Day 2 in Santa Clara we headed to the sugar museum just out of town. The machinery is non-functioning and stands as a monument to the drive to mechanise the all important Cuban sugar industry in the early and mid part of the 20th century. Most of the equipment was constructed in the US, ironically.

We arrived just before 12.00pm and I thought that with lunch approaching the lady would be a little dismissive. On the contrary, she gave us a personalised tour, pausing while V translated her Spanish to English for me. She had a genuine interest and knowledge of all the now defunct plant. She explained how the raw newly harvested cane arrived by train. The content of the wagons were tipped onto a conveyer belt where the product was ground, mixed with water to recover more of the sugar, separated into molasses, dehydrated in large towers and the husks conveyed to and used for fuel in a boiler which provided the steam for the whole process. All the time her little girl was hand-in-hand. Meanwhile a couple of workers chipped off decaying material and sploshed on paint in a vain attempt to halt the decay. A bit like Kuito but without the paint.

Another group arrived and our guide asked us to wait for a few moments whilst she attended to them. Then she gathered us all together which was the most memorable event of my time in Cuba. The museum still has a fully functioning 1916 built steam locomotive. Capable of a mighty 19km/h and operating at 60psi, we stopped traffic (one guy parked up at the crossing when he saw us, got out and took photos) as we trundled through to Remedio to drop off the group for lunch. On the return journey, V and I rode on the engine. I even had a go tooting the whistle. The stretch limo-taxi Lada that passed on the nearby road could not compete.

They wouldn’t let me touch the business parts, which was probably wise. This embodied Cuba for me. People who loved their job, went out of their way to make you feel welcome and kept the equipment running with what they had (there were valves from B&Q/ Leroy Merlin on the gauges which are the same as those beneath your sink).

On a high we took the car to the Cayo Santa Maria, an archipelago of islands joined by bridges. Stunning scenery, deserted roads we attempted to seek out the only beach you could reach for free (according to our guide books). We crossed a few lost tourists searching for this Holy Grail. It appears the hotel chains severed the access to increase their custom. At one intersection we discussed options with an elderly couple (coincidently the same that we had destroyed their butterfly photograph) and they decided to follow us. Into a military base. The looks we gained from the guards as the two cars simultaneously 3-point turned were priceless. The wheels almost came off the Peugeot as I harried the car along the rock strewn dirt tracks away from the camp.
















So we succumbed to consumerism and entered through one of the hotels. The beach was talcum-powder perfect, the restaurant/ bar unimposing on the scenery. Unfortunately the food, service and atmosphere was polar opposite from our time in Cuba. With the rush to embrace tourism there is a burgeoning ‘them and us’ attitude between the tourists and those in the trade. We had tried to reserve a room there for our last night in Cuba, but thankfully it was full. Of Germans. Again we had been lucky in our accommodation.
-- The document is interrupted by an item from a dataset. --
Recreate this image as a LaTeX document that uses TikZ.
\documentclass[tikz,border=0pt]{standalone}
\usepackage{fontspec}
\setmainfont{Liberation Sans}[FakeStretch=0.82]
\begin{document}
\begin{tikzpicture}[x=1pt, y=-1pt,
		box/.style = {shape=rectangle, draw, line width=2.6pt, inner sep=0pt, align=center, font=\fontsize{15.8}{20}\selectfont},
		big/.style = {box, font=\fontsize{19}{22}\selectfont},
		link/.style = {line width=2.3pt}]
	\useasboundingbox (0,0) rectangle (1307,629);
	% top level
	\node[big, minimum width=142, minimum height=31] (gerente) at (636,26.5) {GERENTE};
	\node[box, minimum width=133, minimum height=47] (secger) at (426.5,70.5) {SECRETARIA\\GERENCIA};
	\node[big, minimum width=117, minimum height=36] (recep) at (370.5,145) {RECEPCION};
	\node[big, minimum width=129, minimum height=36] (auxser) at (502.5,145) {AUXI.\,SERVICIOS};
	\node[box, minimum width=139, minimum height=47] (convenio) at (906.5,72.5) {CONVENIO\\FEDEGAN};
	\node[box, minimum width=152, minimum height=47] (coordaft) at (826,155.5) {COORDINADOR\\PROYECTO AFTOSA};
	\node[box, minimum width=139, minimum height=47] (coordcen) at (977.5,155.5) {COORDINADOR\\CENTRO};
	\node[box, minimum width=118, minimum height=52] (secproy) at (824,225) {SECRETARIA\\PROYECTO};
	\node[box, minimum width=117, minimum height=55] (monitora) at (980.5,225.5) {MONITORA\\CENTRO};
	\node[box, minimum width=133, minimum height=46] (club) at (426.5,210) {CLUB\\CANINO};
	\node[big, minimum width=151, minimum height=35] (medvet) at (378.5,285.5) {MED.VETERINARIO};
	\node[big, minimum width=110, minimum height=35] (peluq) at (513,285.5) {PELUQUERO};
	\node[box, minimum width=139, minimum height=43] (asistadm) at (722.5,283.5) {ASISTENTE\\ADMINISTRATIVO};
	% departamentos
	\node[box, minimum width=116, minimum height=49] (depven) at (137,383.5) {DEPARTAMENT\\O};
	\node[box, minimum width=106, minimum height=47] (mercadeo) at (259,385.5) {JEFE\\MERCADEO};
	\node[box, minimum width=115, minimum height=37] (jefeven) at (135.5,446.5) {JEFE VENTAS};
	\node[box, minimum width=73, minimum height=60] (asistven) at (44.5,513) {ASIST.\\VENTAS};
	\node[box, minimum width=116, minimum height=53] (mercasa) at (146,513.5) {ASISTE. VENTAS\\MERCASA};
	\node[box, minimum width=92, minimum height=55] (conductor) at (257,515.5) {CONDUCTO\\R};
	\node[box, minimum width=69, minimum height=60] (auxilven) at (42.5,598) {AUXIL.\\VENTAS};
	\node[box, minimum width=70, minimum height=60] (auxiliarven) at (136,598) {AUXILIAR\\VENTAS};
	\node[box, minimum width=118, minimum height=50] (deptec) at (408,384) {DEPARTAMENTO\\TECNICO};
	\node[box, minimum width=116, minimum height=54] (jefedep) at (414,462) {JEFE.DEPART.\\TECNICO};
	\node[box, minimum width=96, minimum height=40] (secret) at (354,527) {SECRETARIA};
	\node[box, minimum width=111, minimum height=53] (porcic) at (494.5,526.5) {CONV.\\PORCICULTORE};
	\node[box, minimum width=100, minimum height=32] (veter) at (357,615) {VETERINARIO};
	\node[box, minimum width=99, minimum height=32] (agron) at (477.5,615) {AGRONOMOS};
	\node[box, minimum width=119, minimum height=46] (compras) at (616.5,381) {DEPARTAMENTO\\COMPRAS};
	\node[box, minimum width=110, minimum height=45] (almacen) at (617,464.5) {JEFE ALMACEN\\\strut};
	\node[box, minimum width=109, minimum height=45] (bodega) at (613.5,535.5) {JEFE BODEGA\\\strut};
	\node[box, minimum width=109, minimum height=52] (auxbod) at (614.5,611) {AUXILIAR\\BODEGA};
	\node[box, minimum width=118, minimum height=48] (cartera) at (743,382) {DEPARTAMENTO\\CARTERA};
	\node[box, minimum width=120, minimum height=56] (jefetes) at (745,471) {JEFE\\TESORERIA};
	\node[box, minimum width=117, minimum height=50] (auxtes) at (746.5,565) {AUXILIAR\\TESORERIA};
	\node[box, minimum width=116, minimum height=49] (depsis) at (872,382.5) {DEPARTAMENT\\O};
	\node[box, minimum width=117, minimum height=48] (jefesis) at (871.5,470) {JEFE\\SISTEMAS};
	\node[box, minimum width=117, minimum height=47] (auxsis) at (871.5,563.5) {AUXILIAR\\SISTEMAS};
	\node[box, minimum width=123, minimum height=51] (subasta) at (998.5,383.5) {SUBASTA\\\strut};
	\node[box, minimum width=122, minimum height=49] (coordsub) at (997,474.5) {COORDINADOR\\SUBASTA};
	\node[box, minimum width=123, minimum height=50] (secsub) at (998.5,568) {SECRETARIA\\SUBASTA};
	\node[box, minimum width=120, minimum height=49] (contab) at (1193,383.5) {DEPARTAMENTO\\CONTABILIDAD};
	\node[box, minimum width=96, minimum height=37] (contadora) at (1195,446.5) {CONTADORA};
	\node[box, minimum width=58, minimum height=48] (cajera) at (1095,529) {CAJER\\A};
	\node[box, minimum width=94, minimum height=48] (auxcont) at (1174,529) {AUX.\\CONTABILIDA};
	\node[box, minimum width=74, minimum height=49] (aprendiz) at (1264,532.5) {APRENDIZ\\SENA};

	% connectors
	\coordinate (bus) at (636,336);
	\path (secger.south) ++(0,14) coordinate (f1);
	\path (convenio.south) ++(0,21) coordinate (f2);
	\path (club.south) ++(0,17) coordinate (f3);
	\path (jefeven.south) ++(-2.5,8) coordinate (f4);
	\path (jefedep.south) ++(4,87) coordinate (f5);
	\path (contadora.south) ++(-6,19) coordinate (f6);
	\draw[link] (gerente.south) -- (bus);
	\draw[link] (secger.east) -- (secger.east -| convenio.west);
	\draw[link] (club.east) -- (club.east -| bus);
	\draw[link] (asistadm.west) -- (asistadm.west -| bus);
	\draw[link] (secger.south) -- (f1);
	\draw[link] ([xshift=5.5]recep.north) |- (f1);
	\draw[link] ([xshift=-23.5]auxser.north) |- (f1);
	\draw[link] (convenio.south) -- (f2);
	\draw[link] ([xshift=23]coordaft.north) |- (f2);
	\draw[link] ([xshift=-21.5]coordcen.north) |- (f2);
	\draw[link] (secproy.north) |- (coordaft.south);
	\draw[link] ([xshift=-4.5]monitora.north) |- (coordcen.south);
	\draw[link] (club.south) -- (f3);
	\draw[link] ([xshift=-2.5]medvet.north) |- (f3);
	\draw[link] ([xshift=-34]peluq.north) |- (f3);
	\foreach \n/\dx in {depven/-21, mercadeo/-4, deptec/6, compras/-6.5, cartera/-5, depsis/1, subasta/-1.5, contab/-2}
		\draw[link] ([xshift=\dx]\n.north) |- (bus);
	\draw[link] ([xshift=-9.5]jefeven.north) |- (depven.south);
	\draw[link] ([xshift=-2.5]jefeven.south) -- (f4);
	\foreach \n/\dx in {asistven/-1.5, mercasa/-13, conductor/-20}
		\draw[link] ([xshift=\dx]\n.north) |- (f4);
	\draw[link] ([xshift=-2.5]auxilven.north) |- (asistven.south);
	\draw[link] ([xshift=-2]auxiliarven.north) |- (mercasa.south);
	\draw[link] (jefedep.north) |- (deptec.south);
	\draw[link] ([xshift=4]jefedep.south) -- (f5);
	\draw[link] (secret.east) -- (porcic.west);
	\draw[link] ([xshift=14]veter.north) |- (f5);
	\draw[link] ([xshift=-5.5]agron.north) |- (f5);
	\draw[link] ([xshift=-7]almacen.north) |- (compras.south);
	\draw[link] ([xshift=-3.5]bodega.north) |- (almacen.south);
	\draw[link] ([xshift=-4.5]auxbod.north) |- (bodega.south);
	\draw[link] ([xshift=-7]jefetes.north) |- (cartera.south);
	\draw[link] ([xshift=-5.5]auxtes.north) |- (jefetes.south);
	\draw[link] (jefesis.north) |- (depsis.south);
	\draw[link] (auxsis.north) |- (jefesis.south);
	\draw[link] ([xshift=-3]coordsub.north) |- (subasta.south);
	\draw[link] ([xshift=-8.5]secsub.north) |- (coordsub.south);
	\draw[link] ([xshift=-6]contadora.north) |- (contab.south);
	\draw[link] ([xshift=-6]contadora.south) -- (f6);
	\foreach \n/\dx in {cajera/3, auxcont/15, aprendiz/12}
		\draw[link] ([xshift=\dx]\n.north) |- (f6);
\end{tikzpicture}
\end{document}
So back to Santa Clara, Rolando and Adelaide who were much more accommodating.

The following morning we thanked our hosts and took ‘three colours; blue’ (if you looked at the car it wasn’t all the same shade of matt blue) for our last trip.
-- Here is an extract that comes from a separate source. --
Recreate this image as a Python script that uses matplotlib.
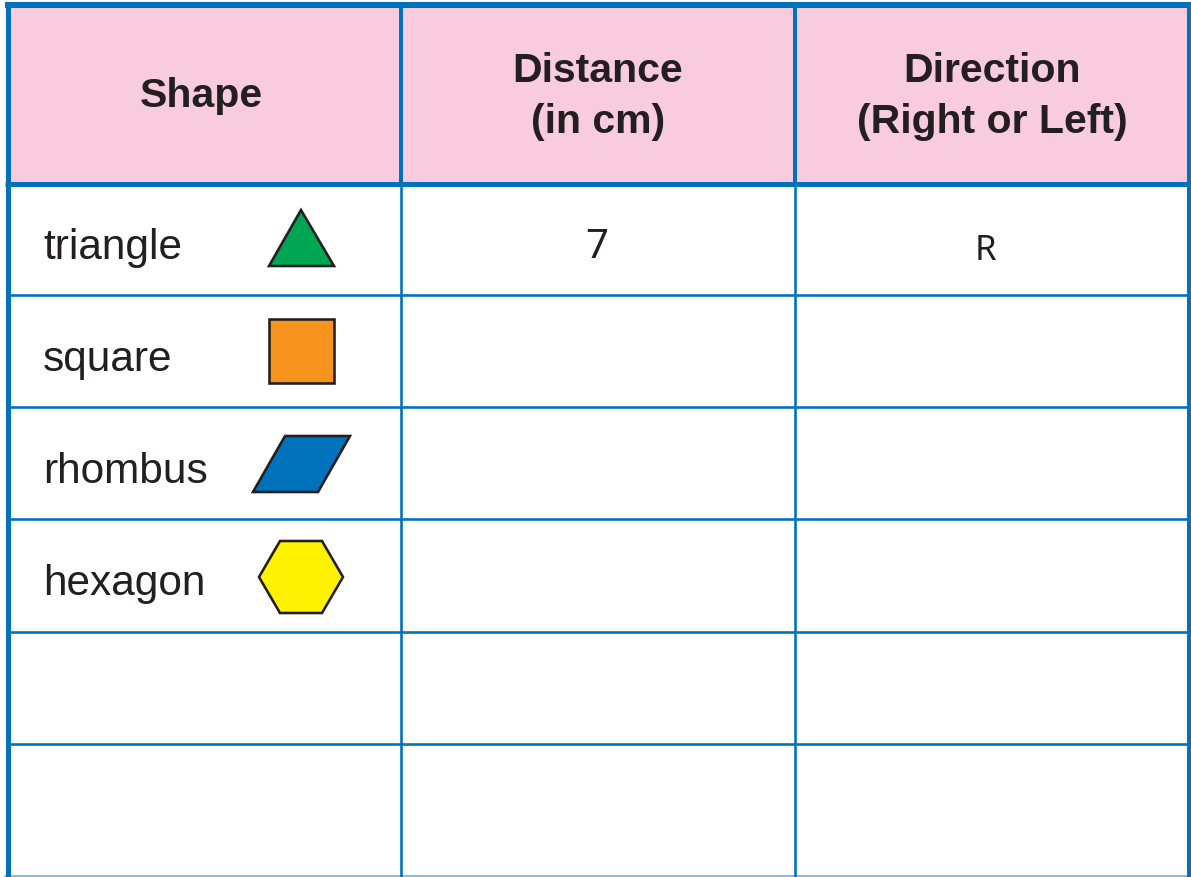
import matplotlib
matplotlib.use('Agg')
from matplotlib import pyplot as plt
from matplotlib.patches import Polygon, Rectangle

# table content
headers = [['Shape'], ['Distance', '(in cm)'], ['Direction', '(Right or Left)']]
shapes = ['triangle', 'square', 'rhombus', 'hexagon']
distance = ['7']
direction = ['R']

# layout, in pixels
W, H = 1191, 878
col_lines = [401, 795]
col_mid = [201, 598, 992]
row_lines = [296, 408, 520, 633, 745]
name_base = [259, 371, 483, 595]
BLUE = '#0072BC'
PINK = '#F9CBDF'
INK = '#231F20'

def px(n):
    return n * 72 / 100

fig = plt.figure(figsize=(W / 100, H / 100), dpi=100)
ax = fig.add_axes([0, 0, 1, 1])
ax.set_xlim(0, W)
ax.set_ylim(H, 0)
ax.axis('off')

# header band and borders
ax.add_patch(Rectangle((8, 6), W - 12, 179, fc=PINK, ec='none', zorder=1))
ax.plot([7.5, 7.5], [3, H], color=BLUE, lw=px(5), solid_capstyle='butt', zorder=3)
ax.plot([W - 2, W - 2], [3, H], color=BLUE, lw=px(5), solid_capstyle='butt', zorder=3)
ax.plot([5, W], [6, 6], color=BLUE, lw=px(6), solid_capstyle='butt', zorder=3)
ax.plot([5, W], [185, 185], color=BLUE, lw=px(5), solid_capstyle='butt', zorder=3)
ax.plot([5, W], [H - 0.5, H - 0.5], color='#5FA8D8', lw=px(1.5), zorder=2)

for x in col_lines:
    ax.plot([x, x], [6, 185], color=BLUE, lw=px(4), solid_capstyle='butt', zorder=2)
    ax.plot([x, x], [185, H], color=BLUE, lw=px(2.6), solid_capstyle='butt', zorder=2)
for y in row_lines:
    ax.plot([8, W - 3], [y, y], color=BLUE, lw=px(2.6), solid_capstyle='butt', zorder=2)

# header text
for x, lines in zip(col_mid, headers):
    bases = [107] if len(lines) == 1 else [82, 133]
    for b, line in zip(bases, lines):
        ax.text(x, b, line, family='Liberation Sans', weight='bold', fontsize=29.5,
                color=INK, ha='center', va='baseline')

for b, name in zip(name_base, shapes):
    ax.text(43, b, name, family='Liberation Sans', fontsize=30.5, color=INK,
            ha='left', va='baseline')

# the four pattern block icons
icons = [
    ([(301, 211), (334, 267), (269, 267)], '#00A651'),
    ([(269, 320), (334, 320), (334, 384), (269, 384)], '#F7941E'),
    ([(285, 437), (350, 437), (318, 493), (253, 493)], BLUE),
    ([(280, 542), (322, 542), (343, 578), (322, 614), (280, 614), (259, 578)], '#FFF200'),
]
for pts, col in icons:
    ax.add_patch(Polygon(pts, closed=True, fc=col, ec=INK, lw=px(2.6), joinstyle='miter', zorder=4))

# handwritten answers
ax.text(597, 258, distance[0], family='Noto Sans', weight='light', fontsize=29,
        color=INK, ha='center', va='baseline')
ax.text(985, 260, direction[0], family='Noto Sans', weight='light', fontsize=25,
        color=INK, ha='center', va='baseline')

fig.savefig('out.png', dpi=100)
We had a fair drive back to Havana to catch our plane to Mexico City, so we left plenty to spare in terms of time.

We picked up as many hitchhikers as we could. No soldiers though, as we had vetoed the military after we asked one for directions outside a prison when we were hopelessly lost. He had glanced up from his newspaper and said ‘you’re outside the prison’. Genius.

Anyone who has tried to return a hire car at an airport knows that this is about as difficult as finding a solution to the Middle East ‘predicament’. Try this in Cuba.

Again everyone we asked was more than helpful, even the policewoman when I went (deliberately) the wrong way up a one way street at the airport. I played the stupid tourist, both parts coming naturally.

So the 3 hour margin was consumed with fannying about trying to find where to leave the car.

So to memories of Cuba. A marvellous place in internal flux. Beautiful, courageous, educated, helpful people in a wondrous landscape.

How long it can keep out consumerism and growth is anyone’s guess. V thinks that the only way Cuba has remained in its present form is due to it being an island and not having any major reserve of natural minerals or oil. Besides Cuba is not a political threat, now that communism has fallen in the Soviet Union.

With communications changing, with a disenchanted youth that cannot see other countries (I asked Rolando if he had ever been to Mexico. He retorted ‘we’re Cuban, we cannot travel’) and the increasing presence of the Chinese, Cuba may be very different soon.

One main advantage of Cuba today is that you will cross few Americans (they are banned by their own government from travelling to the island).

On the other hand, if it was not for Fidel’s revolution, Cuba would be probably just be another corrupt tax-haven just like the Bahamas. Perhaps. Better for the population? Who knows?